Chip Kelly‘s official preference on Colin Kaepernick now that he’s in control of the 49ers hasn’t been established. But rival defensive coordinators are under the impression the former Eagles coach will extend an olive branch to the maligned quarterback once thought set for the trade market, given what the pair could accomplish together, NFL.com’s Albert Breer writes.
Whereas the DCs informed Breer that Sam Bradford did not evoke much fear in Kelly’s attack, the mobile Kaepernick could, considering how Kelly’s offense looked when he was coaching Marcus Mariota or Darron Thomas at Oregon.
“I think [Kaepernick] is a good enough passer, but obviously what’ll be a nightmare is his ability to run. That offense is straight ‘Freddy Krueger’ when you have a quarterback that can pull the ball and run at any given time,” one rival coordinator told Breer.
Kelly’s Philadelphia tenure began with Michael Vick at the controls, but Vick at that point did not represent the kind of dual-threat signal-caller Kaepernick has shown himself to be at his best. The former second-round pick’s strong arm will bring something else Bradford didn’t last season, per another rival DC, along with his ability to play a zone-read-style system alongside Carlos Hyde.
“Awesome — could be scary. You get the run threat back to keep the ball on zone read,” the coordinator said. “… And Kap can throw it deep. Chip stretched the field with [Nick] Foles vertically, and not as much with Bradford. … And Kap did a good job with simple reads and progressions early in San Francisco. Chip’s intermediate pass game in Philly had those features.”
Assuming Kelly wants to see how Kaepernick looks in his offense, the 28-year-old will enter the third year of his contract and cost the 49ers $15.9MM against their 2016 salary cap once he’s on the roster after April 1.
Here are some other items from around the league as 28 teams are in their early offseason phases.
- With the Cowboys and Jaguars’ coaching staffs set to instruct sides at next weekend’s Senior Bowl, a source told David Moore of the Dallas Morning News secondary coach Jerome Henderson‘s status will be resolved by Monday when the staff leaves for the all-star game. The 46-year-old Henderson interviewed for the Browns’ head-coaching job, the Jaguars’ defensive coordinator role and on Friday spoke with the Falcons regarding an unspecified position with the Atlanta defense. Cowboys officials, however, have expressed desire to retain Henderson, however, according to Moore. His contract expires at the end of the 2016 season. Henderson and the Cowboys have discussed his contract, with the understanding that Henderson will only depart if he can become a coordinator somewhere.

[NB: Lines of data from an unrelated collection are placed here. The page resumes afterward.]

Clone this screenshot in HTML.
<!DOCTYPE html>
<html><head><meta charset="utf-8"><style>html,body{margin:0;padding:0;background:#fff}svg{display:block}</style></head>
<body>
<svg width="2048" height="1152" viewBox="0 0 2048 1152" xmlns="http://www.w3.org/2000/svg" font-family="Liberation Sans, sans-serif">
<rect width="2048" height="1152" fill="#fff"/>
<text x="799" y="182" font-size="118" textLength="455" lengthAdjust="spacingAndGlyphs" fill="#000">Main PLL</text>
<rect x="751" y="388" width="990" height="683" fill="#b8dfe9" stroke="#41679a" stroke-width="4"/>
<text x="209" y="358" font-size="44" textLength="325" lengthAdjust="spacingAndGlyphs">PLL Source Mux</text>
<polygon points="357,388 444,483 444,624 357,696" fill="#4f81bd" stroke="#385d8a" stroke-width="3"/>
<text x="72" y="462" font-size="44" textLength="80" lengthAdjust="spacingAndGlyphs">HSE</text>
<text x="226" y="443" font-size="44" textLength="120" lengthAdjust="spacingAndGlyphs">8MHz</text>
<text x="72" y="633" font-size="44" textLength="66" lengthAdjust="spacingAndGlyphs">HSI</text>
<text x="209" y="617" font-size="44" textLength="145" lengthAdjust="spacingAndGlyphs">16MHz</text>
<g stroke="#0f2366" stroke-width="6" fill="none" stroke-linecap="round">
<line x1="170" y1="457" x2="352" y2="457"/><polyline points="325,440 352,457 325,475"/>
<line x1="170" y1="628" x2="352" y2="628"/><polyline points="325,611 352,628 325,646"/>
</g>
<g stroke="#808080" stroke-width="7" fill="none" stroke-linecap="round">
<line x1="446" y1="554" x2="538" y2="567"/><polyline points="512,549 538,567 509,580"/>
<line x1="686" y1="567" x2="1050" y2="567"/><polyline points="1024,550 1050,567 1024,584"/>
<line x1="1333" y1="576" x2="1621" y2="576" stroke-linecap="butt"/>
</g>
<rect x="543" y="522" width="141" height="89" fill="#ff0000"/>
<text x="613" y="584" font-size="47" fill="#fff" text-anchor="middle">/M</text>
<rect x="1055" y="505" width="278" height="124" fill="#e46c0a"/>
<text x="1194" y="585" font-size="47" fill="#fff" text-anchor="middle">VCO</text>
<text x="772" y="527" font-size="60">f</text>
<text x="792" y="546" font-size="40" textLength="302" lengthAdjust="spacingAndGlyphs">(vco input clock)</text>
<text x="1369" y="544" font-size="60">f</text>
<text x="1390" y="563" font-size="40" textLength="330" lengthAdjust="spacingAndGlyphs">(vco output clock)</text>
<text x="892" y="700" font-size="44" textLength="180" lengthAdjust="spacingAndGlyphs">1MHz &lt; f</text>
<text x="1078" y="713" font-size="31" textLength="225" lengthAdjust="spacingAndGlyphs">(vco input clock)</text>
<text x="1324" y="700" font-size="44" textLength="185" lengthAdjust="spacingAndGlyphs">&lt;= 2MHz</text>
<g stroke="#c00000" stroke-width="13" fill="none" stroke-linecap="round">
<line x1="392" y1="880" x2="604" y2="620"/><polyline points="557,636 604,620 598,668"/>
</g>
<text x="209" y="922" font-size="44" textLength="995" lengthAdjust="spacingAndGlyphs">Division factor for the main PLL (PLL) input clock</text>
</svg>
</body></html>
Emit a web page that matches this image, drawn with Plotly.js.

- Falcons restricted free agent Ryan Schraeder may require more than a second-round tender to keep after a dominant third season, McClure writes. A first-team All-Pro right tackle, according to Pro Football Focus, Schraeder receiving the second-round tender would cost the Falcons $2.47MM but would allow another team to sign him while surrendering only a second-round pick. An ex-UDFA, Schraeder made $585K last season. “Atlanta has given me an opportunity,” Schraeder told McClure. “I felt like I’ve tried to make the most out of it. Whatever happens in the future, happens. But I know deep down inside that I can play in this league. My agent [Joel and Justin Turner], I feel like I have the best agents in the business. They’ll handle a lot of that. And I’ll probably give them some input.” A first-round tender cost a team $3.354MM last year.
- The Lions fired senior vice president of football operations Cedric Saunders, Dave Birkett of the Detroit Free Press reports. Saunders joined the Lions 10 years ago under Matt Millen and began overseeing the Lions’ budget with regards to personnel under Martin Mayhew. He’s one of several executives to be ousted since new GM Bob Quinn‘s arrival.
- The Giants‘ ideal free agent targets, in the mind of NJ.com’s Jordan Raanan, should be Olivier Vernon, Danny Trevathan and Tashaun Gipson. Big Blue’s defense risks losing its most accomplished players this offseason in Prince Amukamara and Jason Pierre-Paul, although Raanan tabs Amukamara as having a “better than 50% chance” of staying, and hasn’t had much luck fortifying its defense with talent through the draft. Gipson went through a contentious stretch with the Browns last summer as a restricted free agent, and Trevathan faces a long road back to Denver next season due to potential eight-figure AAV players the Broncos have yet to sign in Von Miller and Brock Osweiler.